US Stamps
Save Vanishing Species semipostal to go off sale Dec. 31
By Bill McAllister, Washington Correspondent
The United States Save Vanishing Species semipostal stamp (Scott B4) will go off sale Dec. 31.
That’s the decision of the U.S. Postal Service after Congress passed legislation that supposedly extended sales of the stamp.
Postal Service spokesman Roy Betts informed Linn’s of the action after he was asked about the semipostal’s future based on the mention of the stamp in the massive COVID-19 relief measure passed by Congress Dec. 21 and then sent to the White House for signature.

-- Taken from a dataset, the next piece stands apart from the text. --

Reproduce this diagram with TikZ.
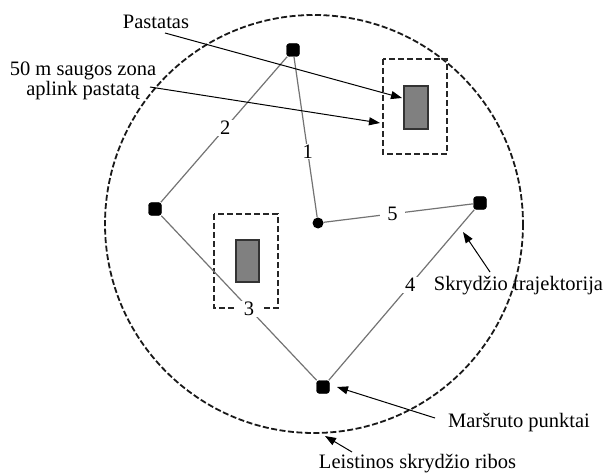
\documentclass[tikz,border=0pt]{standalone}
\usepackage{fontspec}
\setmainfont{Liberation Serif}
\usetikzlibrary{arrows.meta}
\begin{document}
\begin{tikzpicture}[x=1pt,y=-1pt,
  every node/.style={font=\fontsize{20.5}{19.5}\selectfont, inner sep=0pt},
  boundary/.style={draw=black!90, line width=1.8pt, dash pattern=on 6pt off 2.5pt},
  zone/.style={draw=black!85, line width=1.5pt, dash pattern=on 6pt off 3pt},
  building/.style={draw=black!80, line width=1.6pt, fill=black!50},
  waypoint/.style={fill=black, draw=black, rounded corners=3pt, minimum size=13pt},
  waypointround/.style={circle, fill=black, minimum size=11pt},
  route/.style={draw=black!55, line width=1.2pt},
  seglabel/.style={fill=white, inner xsep=7pt, inner ysep=1pt},
  pointer/.style={draw=black, line width=1pt, -{Triangle[length=11pt,width=8pt]}},
  caption/.style={anchor=base, align=center}
]
\useasboundingbox (0,0) rectangle (610,473);

% permitted flight boundary
\draw[boundary] (314,224) circle[radius=209];

% buildings with their 50 m safety zones
\draw[zone] (383,59) rectangle (447,154);
\node[building, minimum width=24pt, minimum height=43pt] (bldA) at (416,107.5) {};
\draw[zone] (214,214) rectangle (278,308);
\node[building, minimum width=23pt, minimum height=42pt] (bldB) at (247.5,261) {};

% route waypoints
\node[waypoint] (w1) at (293,50) {};
\node[waypointround] (w2) at (318,223) {};
\node[waypoint] (w3) at (480,203) {};
\node[waypoint] (w4) at (323,387) {};
\node[waypoint] (w5) at (155,209) {};

% flight trajectory with numbered legs
\draw[route] (w1) -- node[seglabel, pos=0.59] {1} (w2);
\draw[route] (w2) -- node[seglabel, pos=0.46] {5} (w3);
\draw[route] (w3) -- node[seglabel, pos=0.44] {4} (w4);
\draw[route] (w5) -- node[seglabel, pos=0.565] {3} (w4);
\draw[route] (w1) -- node[seglabel, pos=0.49] {2} (w5);

% captions
\node[caption] (tBld) at (156,29) {Pastatas};
\node[align=center] (tZone) at (83,81) {50 m saugos zona\\aplink pastatą};
\node[caption] (tTraj) at (518.5,290) {Skrydžio trajektorija};
\node[caption] (tWp) at (519,427) {Maršruto punktai};
\node[caption] (tBound) at (417.5,468) {Leistinos skrydžio ribos};

% pointer ends
\coordinate (pBld) at (165,33);
\coordinate (pZone) at (150,87);
\coordinate (pTraj) at (490,272);
\coordinate (pWp) at (435,418);
\coordinate (pBound) at (352,452);
\coordinate (eBld) at (402,98);
\coordinate (eZone) at (380,123);
\coordinate (eTraj) at (463,232);
\coordinate (eWp) at (337,387);
\coordinate (eBound) at (325,436);

\draw[pointer] (pBld) -- (eBld);
\draw[pointer] (pZone) -- (eZone);
\draw[pointer] (pTraj) -- (eTraj);
\draw[pointer] (pWp) -- (eWp);
\draw[pointer] (pBound) -- (eBound);
\end{tikzpicture}
\end{document}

“The legislation extended the sale of the Save Vanishing Species stamp through the end of 2020,” Betts said. “USPS will remove the stamps from sale at the end of the day on December 31, 2020.”
The COVID-19 relief bill text states: “That the Postal Service may not destroy, and shall continue to offer for sale, any copies of the Multinational Species Conservation Funds Semipostal Stamp, as authorized under the Multinational Species Conservation Funds Semipostal Stamp Act of 2010 (Public Law 111–241).”
The legislation did not specify a date for the sales to end.
The semipostal, which shows an Amur tiger cub, was issued in 2011. Since then, it has raised more than $6.1 million from its surcharge, according to the USPS website.